Some young male bright light convinced the Bureau head that we needed to update and that he could convert our computer system though he had no real training and had never done it before. Two or three parallel systems on different operating platforms meant three screens had to be reconciled in order to record a payment for a permit. For two days we worked with the equivalent of muffin tins since this guy, in spite of staying overnight at least once, couldn’t make the transactions record reliably. Money and permits were in piles everywhere. In the end we simply declared every permit issued in that time frame to be paid, regardless of whether it was or not. This confused people who came to pay for their permit and were told it had already been paid, but they didn't protest.
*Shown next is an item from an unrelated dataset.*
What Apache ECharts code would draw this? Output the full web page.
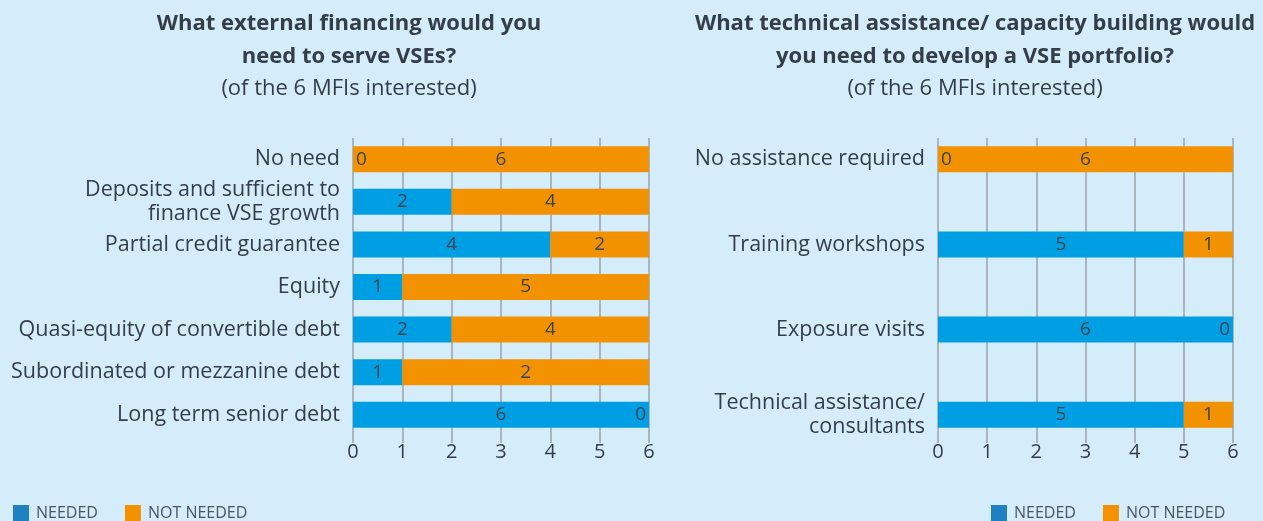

By this time I was as addled as the computer and there were supposed to be two cashiers anyway. We struck gold. A tiny brunette woman, married to a long-time Marine boot camp officer and trained overseas by a German bank, came in like a blitz of precision. In short order, she had designed a form for balancing the money, established dependable routines, sterilized and organized the cashier’s booth, and become my savior. OUR savior. Happily, I put it all in my three-ring binder.
One page was always devoted to “the rhythm of the day.” To me it was one of the most important factors. The preparation before the doors open, what happened when the door actually opened so people rushed in, when the most likely first lull might come, and so on through the surprisingly regular surges of demand and slack. Then the best sequence of sorting, computing, securing and closing up after everyone else left. One day after another went quickly and smoothly. The manager had nothing much to do with it, but he was grateful since it preserved his job.